Allicin provides a heat sensation that is pungent and displays on the back of the tongue. A similar compound, allyl isothiocyanate, is found in mustard, radishes, ginger, horseradish, and the latter’s cousin, wasabi. It creates not only a spicy sensation, but also a retronasal heat sensation.
The heat from this family of ingredients is water-soluble as opposed to oil-soluble capsaicin. These ingredients can be used with a greater variety of complementary ingredients to provide layers of flavors that help sustain the eating experience.
However, balancing multiple flavors with peppers also adds pressure to the developer to balance the heat of the peppers themselves. “This is a challenge we’ve been pushing our dips team to solve at Frito-Lay,” acknowledges Denton.
“Using pure capsaicin to precisely control the heat in a product works great from a purely process standpoint,” he says, “but capsaicin doesn’t deliver any of the wonderful flavors that chili peppers bring to the table. It also delivers heat in a very specific, harsh, and boring way as opposed to the wide variety of heat experiences it’s possible to attain from using natural chili peppers, especially multiple varieties in one formulation.”

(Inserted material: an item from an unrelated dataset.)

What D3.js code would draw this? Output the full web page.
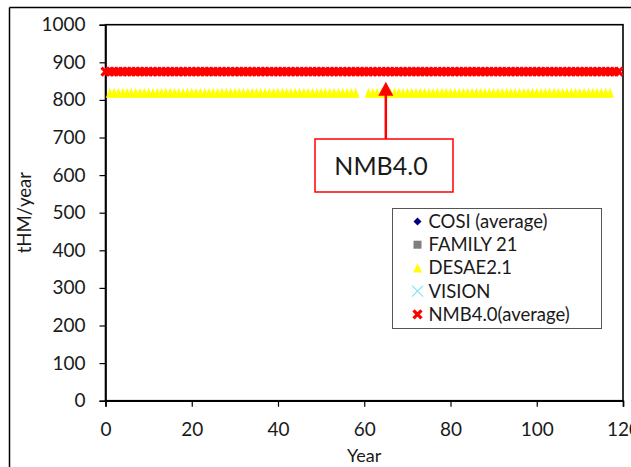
<!DOCTYPE html>
<html>
<head>
<meta charset="utf-8">
<script src="https://cdn.jsdelivr.net/npm/d3@7"></script>
<style>
  html, body { margin: 0; padding: 0; background: #fff; }
  svg { display: block; font-family: Lato, "Open Sans", sans-serif; }
</style>
</head>
<body>
<svg id="chart" width="631" height="467"></svg>
<script>
// Annual throughput (tHM/year) reported by each scenario code
const xTicks = [0, 20, 40, 60, 80, 100, 120];
const yTicks = [0, 100, 200, 300, 400, 500, 600, 700, 800, 900, 1000];

const cosiYears = [];
const cosiValues = [];
const family21Years = [];
const family21Values = [];
const visionYears = [];
const visionValues = [];

const desaeYears = [
  1,2,3,4,5,6,7,8,9,10,11,12,13,14,15,16,17,18,19,20,
  21,22,23,24,25,26,27,28,29,30,31,32,33,34,35,36,37,38,39,40,
  41,42,43,44,45,46,47,48,49,50,51,52,53,54,55,56,57,58,
  61,62,63,64,65,66,67,68,69,70,71,72,73,74,75,76,77,78,79,80,
  81,82,83,84,85,86,87,88,89,90,91,92,93,94,95,96,97,98,99,100,
  101,102,103,104,105,106,107,108,109,110,111,112,113,114,115,116,117
];
const desaeValues = [
  819,819,819,819,819,819,819,819,819,819,819,819,819,819,819,819,819,819,819,819,
  819,819,819,819,819,819,819,819,819,819,819,819,819,819,819,819,819,819,819,819,
  819,819,819,819,819,819,819,819,819,819,819,819,819,819,819,819,819,819,
  819,819,819,819,819,819,819,819,819,819,819,819,819,819,819,819,819,819,819,819,
  819,819,819,819,819,819,819,819,819,819,819,819,819,819,819,819,819,819,819,819,
  819,819,819,819,819,819,819,819,819,819,819,819,819,819,819,819,819
];

const nmbYears = [
  0,1,2,3,4,5,6,7,8,9,10,11,12,13,14,15,16,17,18,19,
  20,21,22,23,24,25,26,27,28,29,30,31,32,33,34,35,36,37,38,39,
  40,41,42,43,44,45,46,47,48,49,50,51,52,53,54,55,56,57,58,59,
  60,61,62,63,64,65,66,67,68,69,70,71,72,73,74,75,76,77,78,79,
  80,81,82,83,84,85,86,87,88,89,90,91,92,93,94,95,96,97,98,99,
  100,101,102,103,104,105,106,107,108,109,110,111,112,113,114,115,116,117,118,119
];
const nmbValues = [
  875,875,875,875,875,875,875,875,875,875,875,875,875,875,875,875,875,875,875,875,
  875,875,875,875,875,875,875,875,875,875,875,875,875,875,875,875,875,875,875,875,
  875,875,875,875,875,875,875,875,875,875,875,875,875,875,875,875,875,875,875,875,
  875,875,875,875,875,875,875,875,875,875,875,875,875,875,875,875,875,875,875,875,
  875,875,875,875,875,875,875,875,875,875,875,875,875,875,875,875,875,875,875,875,
  875,875,875,875,875,875,875,875,875,875,875,875,875,875,875,875,875,875,875,875
];

const legendLabels = ["COSI (average)", "FAMILY 21", "DESAE2.1", "VISION", "NMB4.0(average)"];
const calloutText = "NMB4.0";
const calloutYear = 65;
const calloutValue = 848;

const svg = d3.select("#chart");
const plot = { left: 105.5, right: 623, top: 24.7, bottom: 400.7 };

const x = d3.scaleLinear().domain([0, 120]).range([plot.left, plot.right]);
const y = d3.scaleLinear().domain([0, 1000]).range([plot.bottom, plot.top]);

// outer frame (top and left edges)
svg.append("line").attr("x1", 9.5).attr("x2", 631).attr("y1", 7.5).attr("y2", 7.5)
  .attr("stroke", "#000").attr("stroke-width", 1.5);
svg.append("line").attr("x1", 9.5).attr("x2", 9.5).attr("y1", 7.5).attr("y2", 467)
  .attr("stroke", "#000").attr("stroke-width", 1.5);

// plot area border
svg.append("rect")
  .attr("x", plot.left).attr("y", plot.top)
  .attr("width", plot.right - plot.left).attr("height", plot.bottom - plot.top)
  .attr("fill", "none").attr("stroke", "#000").attr("stroke-width", 1.6);

// axes
const yAxis = svg.append("g").attr("transform", `translate(${plot.left},0)`)
  .call(d3.axisLeft(y).tickValues(yTicks).tickFormat(d3.format("d")).tickSize(6).tickPadding(14));
const xAxis = svg.append("g").attr("transform", `translate(0,${plot.bottom})`)
  .call(d3.axisBottom(x).tickValues(xTicks).tickFormat(d3.format("d")).tickSize(6).tickPadding(16));
[xAxis, yAxis].forEach(g => {
  g.select(".domain").attr("stroke", "#000").attr("stroke-width", 1.6);
  g.selectAll(".tick line").attr("stroke", "#000").attr("stroke-width", 1.2);
  g.selectAll(".tick text").attr("fill", "#1a1a1a").style("font-size", "19px")
    .style("font-family", "Lato, 'Open Sans', sans-serif");
});

// axis titles
svg.append("text").attr("x", x(60)).attr("y", 462).attr("text-anchor", "middle")
  .attr("fill", "#1a1a1a").style("font-size", "18px").text("Year");
svg.append("text").attr("transform", `translate(31,${(plot.top + plot.bottom) / 2}) rotate(-90)`)
  .attr("text-anchor", "middle").attr("fill", "#1a1a1a").style("font-size", "18.5px").text("tHM/year");

// marker shapes
const diamond = s => `M0,${-s}L${s},0L0,${s}L${-s},0Z`;
const square = s => `M${-s},${-s}H${s}V${s}H${-s}Z`;
const triangle = (w, h) => `M0,${-h / 2}L${w / 2},${h / 2}L${-w / 2},${h / 2}Z`;
const cross = s => `M${-s},${-s}L${s},${s}M${-s},${s}L${s},${-s}`;

const styles = [
  { d: diamond(4), fill: "#000080", stroke: "none", sw: 0 },
  { d: square(3.5), fill: "#7f7f7f", stroke: "none", sw: 0 },
  { d: triangle(8, 10), fill: "#ffff00", stroke: "none", sw: 0 },
  { d: cross(4), fill: "none", stroke: "#7fe8f0", sw: 1.2 },
  { d: cross(4), fill: "none", stroke: "#ff0000", sw: 3.2 }
];

const seriesData = [
  [cosiYears, cosiValues],
  [family21Years, family21Values],
  [desaeYears, desaeValues],
  [visionYears, visionValues],
  [nmbYears, nmbValues]
];

seriesData.forEach(([yrs, vals], i) => {
  const st = styles[i];
  svg.append("g").selectAll("path")
    .data(yrs.map((yr, k) => ({ yr, v: vals[k] })))
    .join("path")
    .attr("transform", d => `translate(${x(d.yr)},${y(d.v)})`)
    .attr("d", st.d)
    .attr("fill", st.fill)
    .attr("stroke", st.stroke)
    .attr("stroke-width", st.sw);
});

// callout box with arrow
const ax = x(calloutYear);
const tipY = y(calloutValue);
const box = { x: 315, y: 139, w: 138, h: 53 };
svg.append("line").attr("x1", ax).attr("x2", ax).attr("y1", box.y).attr("y2", tipY + 12)
  .attr("stroke", "#ff0000").attr("stroke-width", 2.5);
svg.append("path")
  .attr("d", `M${ax},${tipY}L${ax + 7.5},${tipY + 14}L${ax - 7.5},${tipY + 14}Z`)
  .attr("fill", "#ff0000");
svg.append("rect").attr("x", box.x).attr("y", box.y).attr("width", box.w).attr("height", box.h)
  .attr("fill", "#fff").attr("stroke", "#ff0000").attr("stroke-width", 1.5);
svg.append("text").attr("x", box.x + box.w / 2 - 3).attr("y", box.y + box.h / 2 + 9)
  .attr("text-anchor", "middle").attr("fill", "#1a1a1a").style("font-size", "25px").text(calloutText);

// legend
const lg = { x: 392.5, y: 208.5, w: 209, h: 120 };
svg.append("rect").attr("x", lg.x).attr("y", lg.y).attr("width", lg.w).attr("height", lg.h)
  .attr("fill", "#fff").attr("stroke", "#555").attr("stroke-width", 1);
const legendSize = [
  diamond(4), square(4), triangle(9, 9), cross(5.5), cross(4)
];
legendLabels.forEach((label, i) => {
  const cy = lg.y + 13 + i * 23.2;
  const st = styles[i];
  svg.append("path").attr("transform", `translate(${lg.x + 25},${cy})`)
    .attr("d", legendSize[i]).attr("fill", st.fill).attr("stroke", st.stroke)
    .attr("stroke-width", st.sw);
  svg.append("text").attr("x", lg.x + 36).attr("y", cy + 6.5)
    .attr("fill", "#1a1a1a").style("font-size", "18.5px").text(label);
});
</script>
</body>
</html>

The biggest challenge, according to Denton, is that “being a natural product, chili peppers vary wildly in their heat levels from one season to another and one shipment to another.” Denton’s solution is to use a percentage of natural chili peppers, testing the heat level per formulation batch, and “top dosing with capsaicin.”
Denton explains that many processors end up using a small amount of real, full-heat chili peppers in their products to attain the full flavor characteristics but providing the majority of heat delivery through capsaicin. “There might be minor fluctuations in the end product heat level,” he says, “but the flavor difference and consistency are worth it.”